(What to work on)
Count every line that includes the string "this" in the entries that follow. Nothing besides the number is needed.

(Records to use)
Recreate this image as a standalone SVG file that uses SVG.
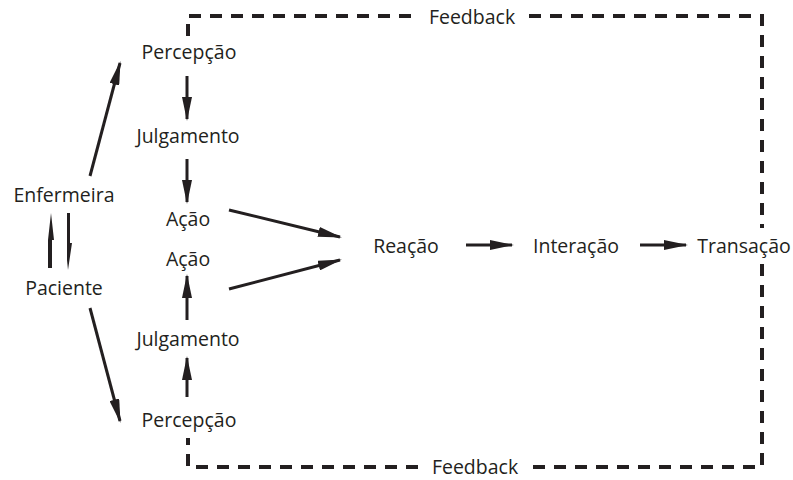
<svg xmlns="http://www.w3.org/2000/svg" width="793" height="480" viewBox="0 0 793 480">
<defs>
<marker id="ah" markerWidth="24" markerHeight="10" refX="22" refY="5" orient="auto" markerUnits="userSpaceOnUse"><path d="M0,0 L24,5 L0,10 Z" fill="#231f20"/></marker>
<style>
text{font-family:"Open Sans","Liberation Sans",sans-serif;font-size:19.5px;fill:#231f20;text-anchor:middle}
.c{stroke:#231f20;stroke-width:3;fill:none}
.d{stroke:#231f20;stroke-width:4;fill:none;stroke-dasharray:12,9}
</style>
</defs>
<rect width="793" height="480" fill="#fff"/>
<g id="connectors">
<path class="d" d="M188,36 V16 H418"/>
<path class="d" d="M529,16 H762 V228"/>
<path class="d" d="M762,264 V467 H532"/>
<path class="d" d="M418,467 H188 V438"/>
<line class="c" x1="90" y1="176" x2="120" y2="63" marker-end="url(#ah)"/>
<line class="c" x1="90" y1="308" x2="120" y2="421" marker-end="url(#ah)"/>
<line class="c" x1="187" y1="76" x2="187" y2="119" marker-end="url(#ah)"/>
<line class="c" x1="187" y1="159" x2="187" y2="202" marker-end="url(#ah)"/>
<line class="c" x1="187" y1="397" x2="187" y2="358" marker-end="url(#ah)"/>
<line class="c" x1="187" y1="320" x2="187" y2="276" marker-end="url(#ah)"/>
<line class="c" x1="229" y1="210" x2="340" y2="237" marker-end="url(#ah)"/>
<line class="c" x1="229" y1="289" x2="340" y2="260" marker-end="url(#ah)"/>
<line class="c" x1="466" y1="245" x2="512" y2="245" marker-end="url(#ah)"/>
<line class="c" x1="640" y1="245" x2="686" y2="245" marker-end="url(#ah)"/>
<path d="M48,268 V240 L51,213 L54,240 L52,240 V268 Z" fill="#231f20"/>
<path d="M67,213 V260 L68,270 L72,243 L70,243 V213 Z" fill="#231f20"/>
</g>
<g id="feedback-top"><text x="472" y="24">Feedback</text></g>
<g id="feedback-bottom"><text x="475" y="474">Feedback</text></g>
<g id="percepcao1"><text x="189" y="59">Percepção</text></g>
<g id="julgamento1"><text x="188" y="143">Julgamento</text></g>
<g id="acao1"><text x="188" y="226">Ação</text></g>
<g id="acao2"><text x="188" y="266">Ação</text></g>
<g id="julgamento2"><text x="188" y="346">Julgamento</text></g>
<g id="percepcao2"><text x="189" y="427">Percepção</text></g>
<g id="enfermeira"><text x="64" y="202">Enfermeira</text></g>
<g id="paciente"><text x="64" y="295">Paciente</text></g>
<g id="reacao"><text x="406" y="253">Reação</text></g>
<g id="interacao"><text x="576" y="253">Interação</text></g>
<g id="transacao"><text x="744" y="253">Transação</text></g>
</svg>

---

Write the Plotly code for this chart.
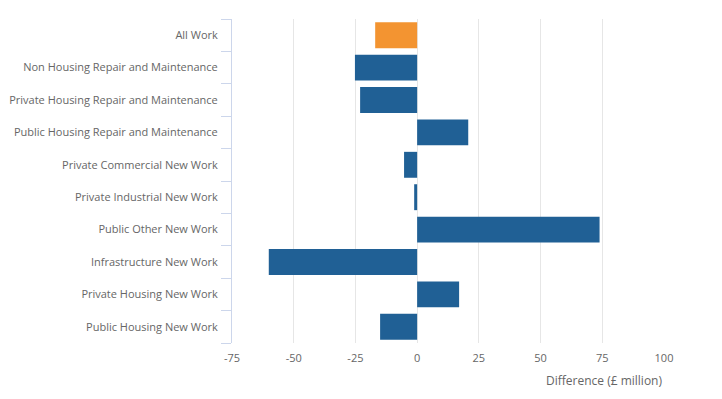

* * *

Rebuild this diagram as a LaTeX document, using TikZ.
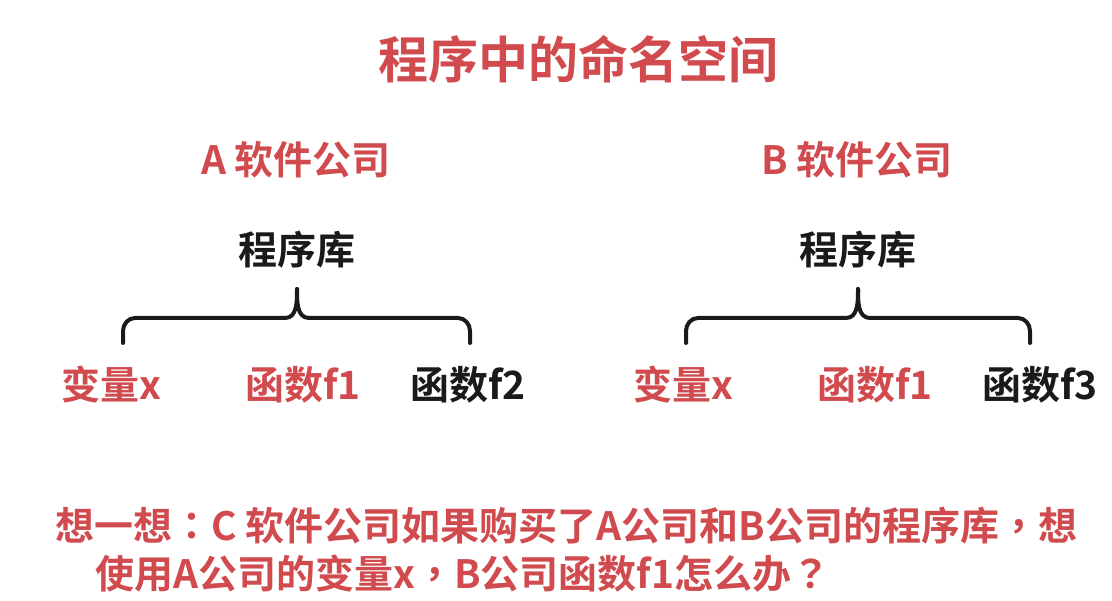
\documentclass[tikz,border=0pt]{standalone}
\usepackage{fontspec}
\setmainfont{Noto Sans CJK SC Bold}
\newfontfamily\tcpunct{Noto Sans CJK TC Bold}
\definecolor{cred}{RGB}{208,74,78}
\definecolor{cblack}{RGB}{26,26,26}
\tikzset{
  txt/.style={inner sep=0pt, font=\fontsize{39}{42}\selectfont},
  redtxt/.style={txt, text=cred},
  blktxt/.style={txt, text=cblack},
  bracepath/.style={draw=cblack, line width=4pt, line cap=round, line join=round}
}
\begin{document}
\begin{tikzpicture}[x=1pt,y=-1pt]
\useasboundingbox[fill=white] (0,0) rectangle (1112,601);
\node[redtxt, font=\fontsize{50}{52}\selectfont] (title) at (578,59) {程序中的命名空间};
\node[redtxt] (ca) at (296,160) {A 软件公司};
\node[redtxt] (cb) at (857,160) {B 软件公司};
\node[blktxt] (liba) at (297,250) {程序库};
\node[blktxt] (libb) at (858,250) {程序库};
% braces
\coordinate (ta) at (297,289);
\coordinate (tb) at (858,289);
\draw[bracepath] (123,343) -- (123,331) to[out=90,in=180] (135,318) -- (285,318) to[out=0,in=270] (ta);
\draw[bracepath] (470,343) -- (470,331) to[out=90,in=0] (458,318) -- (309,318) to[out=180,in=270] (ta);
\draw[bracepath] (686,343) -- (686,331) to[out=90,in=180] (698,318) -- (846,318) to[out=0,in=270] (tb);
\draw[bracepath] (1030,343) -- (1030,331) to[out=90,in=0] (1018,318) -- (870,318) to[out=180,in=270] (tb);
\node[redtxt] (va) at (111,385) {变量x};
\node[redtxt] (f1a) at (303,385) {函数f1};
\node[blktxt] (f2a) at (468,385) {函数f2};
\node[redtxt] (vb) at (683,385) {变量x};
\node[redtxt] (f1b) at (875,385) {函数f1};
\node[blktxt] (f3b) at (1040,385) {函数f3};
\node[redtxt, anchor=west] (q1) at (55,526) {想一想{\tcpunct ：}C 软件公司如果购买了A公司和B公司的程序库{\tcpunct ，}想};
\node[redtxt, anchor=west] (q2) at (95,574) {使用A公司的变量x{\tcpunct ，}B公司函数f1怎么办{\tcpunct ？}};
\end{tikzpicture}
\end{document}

(Correct output)
3